Begin at the line containing "Recreate this image" and stop at the line containing "var height = 481;"; copy those lines exactly, ends included, and nothing else.

◆ Extracted data:
####

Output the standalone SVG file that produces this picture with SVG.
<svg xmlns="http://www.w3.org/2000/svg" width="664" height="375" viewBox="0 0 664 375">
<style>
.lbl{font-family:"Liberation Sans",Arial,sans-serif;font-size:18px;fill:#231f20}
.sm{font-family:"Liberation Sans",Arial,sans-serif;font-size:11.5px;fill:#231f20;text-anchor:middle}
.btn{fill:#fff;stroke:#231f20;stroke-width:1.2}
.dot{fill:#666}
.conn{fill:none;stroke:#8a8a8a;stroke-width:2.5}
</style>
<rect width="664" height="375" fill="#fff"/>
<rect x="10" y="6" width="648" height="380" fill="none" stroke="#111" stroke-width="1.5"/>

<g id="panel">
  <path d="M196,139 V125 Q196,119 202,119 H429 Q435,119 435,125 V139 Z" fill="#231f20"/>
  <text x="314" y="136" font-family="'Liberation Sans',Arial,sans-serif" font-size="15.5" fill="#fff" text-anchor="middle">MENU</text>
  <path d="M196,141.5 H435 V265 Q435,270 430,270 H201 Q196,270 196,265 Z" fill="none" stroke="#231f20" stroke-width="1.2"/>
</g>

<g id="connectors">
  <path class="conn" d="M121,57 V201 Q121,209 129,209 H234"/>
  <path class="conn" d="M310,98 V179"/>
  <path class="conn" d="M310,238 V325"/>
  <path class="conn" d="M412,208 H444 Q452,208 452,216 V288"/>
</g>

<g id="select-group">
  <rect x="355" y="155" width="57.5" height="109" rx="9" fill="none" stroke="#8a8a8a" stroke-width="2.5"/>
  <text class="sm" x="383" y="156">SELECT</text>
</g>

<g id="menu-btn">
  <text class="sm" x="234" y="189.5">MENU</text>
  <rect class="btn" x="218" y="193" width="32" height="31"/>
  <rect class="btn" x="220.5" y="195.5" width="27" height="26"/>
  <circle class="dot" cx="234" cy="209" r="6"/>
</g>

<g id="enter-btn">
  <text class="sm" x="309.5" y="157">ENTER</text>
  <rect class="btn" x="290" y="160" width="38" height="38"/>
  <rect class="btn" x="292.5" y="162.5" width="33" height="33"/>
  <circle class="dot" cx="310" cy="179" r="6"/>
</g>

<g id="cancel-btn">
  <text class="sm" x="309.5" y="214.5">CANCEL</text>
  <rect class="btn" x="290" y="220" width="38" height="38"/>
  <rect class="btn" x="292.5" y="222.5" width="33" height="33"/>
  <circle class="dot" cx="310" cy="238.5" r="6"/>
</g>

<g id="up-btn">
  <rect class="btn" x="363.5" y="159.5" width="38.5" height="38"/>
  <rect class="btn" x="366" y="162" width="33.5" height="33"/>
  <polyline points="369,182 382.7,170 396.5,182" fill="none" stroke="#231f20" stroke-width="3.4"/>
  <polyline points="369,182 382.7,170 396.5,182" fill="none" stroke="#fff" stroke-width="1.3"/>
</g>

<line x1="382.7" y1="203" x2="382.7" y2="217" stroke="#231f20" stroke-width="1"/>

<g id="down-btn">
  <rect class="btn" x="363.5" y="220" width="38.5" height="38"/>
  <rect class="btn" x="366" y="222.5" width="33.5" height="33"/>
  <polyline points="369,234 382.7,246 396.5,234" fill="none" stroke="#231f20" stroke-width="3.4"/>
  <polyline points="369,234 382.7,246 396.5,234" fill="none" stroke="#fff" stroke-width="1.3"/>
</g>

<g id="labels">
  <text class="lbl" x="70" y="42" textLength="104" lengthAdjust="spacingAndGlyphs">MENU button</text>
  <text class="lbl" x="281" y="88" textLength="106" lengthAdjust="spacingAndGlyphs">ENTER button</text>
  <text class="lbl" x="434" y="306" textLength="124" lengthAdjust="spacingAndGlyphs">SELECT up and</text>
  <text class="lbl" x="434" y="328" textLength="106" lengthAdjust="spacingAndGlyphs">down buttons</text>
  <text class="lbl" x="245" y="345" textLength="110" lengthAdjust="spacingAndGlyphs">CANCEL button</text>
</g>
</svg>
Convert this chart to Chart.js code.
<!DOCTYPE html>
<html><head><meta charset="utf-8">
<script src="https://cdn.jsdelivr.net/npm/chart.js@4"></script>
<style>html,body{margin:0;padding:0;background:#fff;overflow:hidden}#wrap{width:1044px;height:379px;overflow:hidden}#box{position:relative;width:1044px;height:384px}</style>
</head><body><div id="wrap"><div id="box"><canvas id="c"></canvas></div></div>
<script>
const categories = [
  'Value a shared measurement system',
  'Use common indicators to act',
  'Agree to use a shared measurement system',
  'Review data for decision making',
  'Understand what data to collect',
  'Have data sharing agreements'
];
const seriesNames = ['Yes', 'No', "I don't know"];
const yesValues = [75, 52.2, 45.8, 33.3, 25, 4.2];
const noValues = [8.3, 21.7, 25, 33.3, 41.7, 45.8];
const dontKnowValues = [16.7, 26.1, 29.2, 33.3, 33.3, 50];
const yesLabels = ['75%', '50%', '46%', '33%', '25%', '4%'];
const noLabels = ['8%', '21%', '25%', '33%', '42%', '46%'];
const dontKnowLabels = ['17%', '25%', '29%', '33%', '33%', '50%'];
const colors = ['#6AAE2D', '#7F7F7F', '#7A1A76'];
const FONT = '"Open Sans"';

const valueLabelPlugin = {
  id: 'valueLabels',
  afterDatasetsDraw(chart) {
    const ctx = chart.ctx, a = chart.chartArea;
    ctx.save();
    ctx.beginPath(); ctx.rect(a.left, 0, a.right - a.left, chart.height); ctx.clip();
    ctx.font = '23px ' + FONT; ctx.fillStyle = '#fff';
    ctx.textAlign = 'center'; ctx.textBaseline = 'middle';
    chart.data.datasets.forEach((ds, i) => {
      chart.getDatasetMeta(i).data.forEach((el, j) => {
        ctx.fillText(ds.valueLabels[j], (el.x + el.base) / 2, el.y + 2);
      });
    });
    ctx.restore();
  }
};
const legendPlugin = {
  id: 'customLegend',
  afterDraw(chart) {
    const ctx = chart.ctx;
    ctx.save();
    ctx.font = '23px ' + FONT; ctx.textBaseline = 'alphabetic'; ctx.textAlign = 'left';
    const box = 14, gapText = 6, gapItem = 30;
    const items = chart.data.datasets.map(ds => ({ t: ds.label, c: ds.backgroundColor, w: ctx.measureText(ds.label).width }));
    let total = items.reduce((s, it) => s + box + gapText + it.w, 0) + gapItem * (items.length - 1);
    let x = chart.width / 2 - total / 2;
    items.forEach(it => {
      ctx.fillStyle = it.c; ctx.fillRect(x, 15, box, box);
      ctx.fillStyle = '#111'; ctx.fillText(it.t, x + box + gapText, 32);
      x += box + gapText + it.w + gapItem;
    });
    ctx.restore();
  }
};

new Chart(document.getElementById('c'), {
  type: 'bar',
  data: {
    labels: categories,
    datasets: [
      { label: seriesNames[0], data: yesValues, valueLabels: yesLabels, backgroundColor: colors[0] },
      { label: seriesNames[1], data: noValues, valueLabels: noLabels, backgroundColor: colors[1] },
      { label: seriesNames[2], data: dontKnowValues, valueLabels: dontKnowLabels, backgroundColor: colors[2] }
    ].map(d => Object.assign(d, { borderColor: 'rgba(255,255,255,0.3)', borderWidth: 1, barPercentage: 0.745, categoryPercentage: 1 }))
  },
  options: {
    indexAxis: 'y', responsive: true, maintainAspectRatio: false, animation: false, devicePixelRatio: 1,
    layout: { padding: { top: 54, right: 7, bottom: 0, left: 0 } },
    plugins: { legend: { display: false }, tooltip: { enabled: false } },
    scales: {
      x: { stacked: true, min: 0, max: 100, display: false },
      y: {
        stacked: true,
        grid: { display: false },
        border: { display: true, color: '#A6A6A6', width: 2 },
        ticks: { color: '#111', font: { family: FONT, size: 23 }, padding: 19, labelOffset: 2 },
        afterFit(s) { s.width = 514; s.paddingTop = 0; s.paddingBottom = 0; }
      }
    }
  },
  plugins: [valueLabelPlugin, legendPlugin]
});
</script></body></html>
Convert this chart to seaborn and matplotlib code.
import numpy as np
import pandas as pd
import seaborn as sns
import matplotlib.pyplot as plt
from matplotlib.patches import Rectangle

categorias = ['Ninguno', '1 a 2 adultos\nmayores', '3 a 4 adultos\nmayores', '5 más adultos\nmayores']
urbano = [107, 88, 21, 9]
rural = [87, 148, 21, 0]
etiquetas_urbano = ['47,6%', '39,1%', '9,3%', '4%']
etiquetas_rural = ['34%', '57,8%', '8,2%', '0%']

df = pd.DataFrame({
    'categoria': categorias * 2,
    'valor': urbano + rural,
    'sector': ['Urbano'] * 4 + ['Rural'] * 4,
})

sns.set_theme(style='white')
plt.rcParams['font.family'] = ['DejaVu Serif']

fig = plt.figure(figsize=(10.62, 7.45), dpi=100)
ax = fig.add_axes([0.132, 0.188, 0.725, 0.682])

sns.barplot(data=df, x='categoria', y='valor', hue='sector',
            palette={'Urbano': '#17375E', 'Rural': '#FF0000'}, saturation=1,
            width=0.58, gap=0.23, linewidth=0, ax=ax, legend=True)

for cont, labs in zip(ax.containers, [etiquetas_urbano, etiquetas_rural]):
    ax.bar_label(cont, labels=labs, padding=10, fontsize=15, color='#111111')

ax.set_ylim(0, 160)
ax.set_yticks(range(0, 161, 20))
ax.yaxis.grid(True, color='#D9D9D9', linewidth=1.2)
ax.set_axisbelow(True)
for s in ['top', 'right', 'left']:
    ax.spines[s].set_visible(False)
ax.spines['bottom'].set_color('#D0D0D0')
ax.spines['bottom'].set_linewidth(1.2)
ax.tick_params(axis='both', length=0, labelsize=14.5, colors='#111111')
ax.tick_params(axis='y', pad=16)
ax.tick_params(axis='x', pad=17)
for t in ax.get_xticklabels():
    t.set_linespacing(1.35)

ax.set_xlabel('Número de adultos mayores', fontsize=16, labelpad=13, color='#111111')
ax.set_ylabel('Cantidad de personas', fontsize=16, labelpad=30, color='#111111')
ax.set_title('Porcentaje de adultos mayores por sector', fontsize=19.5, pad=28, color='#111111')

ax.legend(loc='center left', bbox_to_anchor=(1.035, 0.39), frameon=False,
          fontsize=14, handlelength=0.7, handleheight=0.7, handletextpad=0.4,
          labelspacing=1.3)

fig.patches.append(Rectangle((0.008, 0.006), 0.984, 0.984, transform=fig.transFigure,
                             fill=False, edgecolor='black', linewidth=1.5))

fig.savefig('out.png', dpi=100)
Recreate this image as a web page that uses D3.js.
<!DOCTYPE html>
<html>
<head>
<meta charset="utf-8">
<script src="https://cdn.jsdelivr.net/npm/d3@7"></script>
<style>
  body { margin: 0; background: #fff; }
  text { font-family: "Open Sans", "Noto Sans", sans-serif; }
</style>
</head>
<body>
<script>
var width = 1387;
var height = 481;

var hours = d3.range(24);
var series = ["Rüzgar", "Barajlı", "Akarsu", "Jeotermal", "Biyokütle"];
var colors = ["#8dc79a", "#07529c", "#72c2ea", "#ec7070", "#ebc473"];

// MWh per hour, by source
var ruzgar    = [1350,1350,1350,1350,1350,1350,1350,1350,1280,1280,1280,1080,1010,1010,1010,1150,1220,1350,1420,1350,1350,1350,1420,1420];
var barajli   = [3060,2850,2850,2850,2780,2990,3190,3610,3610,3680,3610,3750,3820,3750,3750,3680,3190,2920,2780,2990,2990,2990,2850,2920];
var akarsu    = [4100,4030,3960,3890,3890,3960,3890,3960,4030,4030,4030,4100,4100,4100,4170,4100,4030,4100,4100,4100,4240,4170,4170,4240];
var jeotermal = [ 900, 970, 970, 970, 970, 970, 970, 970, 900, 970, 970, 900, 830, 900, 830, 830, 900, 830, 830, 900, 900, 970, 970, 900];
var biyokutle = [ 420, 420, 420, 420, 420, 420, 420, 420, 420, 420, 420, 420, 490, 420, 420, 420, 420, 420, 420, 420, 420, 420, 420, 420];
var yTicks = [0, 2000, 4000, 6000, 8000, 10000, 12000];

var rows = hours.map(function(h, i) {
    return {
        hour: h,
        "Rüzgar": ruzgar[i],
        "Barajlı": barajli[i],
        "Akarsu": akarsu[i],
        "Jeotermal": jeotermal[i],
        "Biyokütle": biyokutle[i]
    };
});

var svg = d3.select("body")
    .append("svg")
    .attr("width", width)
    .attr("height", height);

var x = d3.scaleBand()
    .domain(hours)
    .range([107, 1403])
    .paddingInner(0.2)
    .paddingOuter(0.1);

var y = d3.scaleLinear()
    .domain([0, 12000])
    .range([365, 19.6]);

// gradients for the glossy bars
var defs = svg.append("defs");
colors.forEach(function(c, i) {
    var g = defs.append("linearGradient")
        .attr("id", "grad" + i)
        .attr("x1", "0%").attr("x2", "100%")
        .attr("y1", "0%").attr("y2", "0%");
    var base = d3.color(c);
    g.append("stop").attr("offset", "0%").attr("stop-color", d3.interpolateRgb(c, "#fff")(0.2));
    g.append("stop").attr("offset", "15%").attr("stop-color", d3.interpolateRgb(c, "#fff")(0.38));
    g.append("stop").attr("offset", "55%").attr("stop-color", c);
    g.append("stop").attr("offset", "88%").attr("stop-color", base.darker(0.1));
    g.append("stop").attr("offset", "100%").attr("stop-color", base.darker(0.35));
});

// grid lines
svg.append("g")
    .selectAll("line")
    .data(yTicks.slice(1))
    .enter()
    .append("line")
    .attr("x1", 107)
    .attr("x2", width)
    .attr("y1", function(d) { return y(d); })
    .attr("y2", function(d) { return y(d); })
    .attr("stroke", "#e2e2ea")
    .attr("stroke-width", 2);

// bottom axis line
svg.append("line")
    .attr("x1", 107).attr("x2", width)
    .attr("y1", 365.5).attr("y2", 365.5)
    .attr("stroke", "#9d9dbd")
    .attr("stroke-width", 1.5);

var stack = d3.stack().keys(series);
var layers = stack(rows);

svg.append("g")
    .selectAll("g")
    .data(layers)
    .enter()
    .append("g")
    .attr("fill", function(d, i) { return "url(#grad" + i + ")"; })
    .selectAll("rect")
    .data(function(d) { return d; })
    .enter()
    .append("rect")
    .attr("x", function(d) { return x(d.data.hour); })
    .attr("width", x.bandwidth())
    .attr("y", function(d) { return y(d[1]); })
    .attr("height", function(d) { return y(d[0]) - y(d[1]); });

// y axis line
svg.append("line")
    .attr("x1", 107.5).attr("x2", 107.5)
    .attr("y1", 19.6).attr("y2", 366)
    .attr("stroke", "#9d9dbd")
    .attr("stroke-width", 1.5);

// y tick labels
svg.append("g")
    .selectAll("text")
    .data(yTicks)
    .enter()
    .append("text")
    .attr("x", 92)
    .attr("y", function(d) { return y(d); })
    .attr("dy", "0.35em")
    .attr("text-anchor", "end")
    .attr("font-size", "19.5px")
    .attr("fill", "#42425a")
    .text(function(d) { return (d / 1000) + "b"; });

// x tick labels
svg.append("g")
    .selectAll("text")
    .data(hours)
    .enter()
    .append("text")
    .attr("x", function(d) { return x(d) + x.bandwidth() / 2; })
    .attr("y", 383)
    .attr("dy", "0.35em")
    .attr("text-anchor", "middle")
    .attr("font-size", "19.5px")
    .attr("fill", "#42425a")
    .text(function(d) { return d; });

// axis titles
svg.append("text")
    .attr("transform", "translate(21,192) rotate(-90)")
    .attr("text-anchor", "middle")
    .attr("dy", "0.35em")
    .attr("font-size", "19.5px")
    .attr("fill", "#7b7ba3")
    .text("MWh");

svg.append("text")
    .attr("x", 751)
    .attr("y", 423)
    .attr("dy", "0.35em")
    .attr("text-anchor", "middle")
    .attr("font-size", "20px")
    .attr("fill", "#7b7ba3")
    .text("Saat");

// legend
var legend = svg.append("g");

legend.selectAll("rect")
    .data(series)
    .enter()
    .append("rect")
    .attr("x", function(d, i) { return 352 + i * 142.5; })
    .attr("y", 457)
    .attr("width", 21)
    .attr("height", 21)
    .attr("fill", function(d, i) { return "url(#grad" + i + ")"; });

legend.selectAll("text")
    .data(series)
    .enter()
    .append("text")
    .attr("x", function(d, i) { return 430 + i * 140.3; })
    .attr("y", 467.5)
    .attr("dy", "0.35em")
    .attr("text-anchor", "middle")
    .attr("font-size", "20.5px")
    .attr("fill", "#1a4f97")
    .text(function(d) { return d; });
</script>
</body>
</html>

####

◆ Solution for this problem:
Recreate this image as a web page that uses D3.js.
<!DOCTYPE html>
<html>
<head>
<meta charset="utf-8">
<script src="https://cdn.jsdelivr.net/npm/d3@7"></script>
<style>
  body { margin: 0; background: #fff; }
  text { font-family: "Open Sans", "Noto Sans", sans-serif; }
</style>
</head>
<body>
<script>
var width = 1387;
var height = 481;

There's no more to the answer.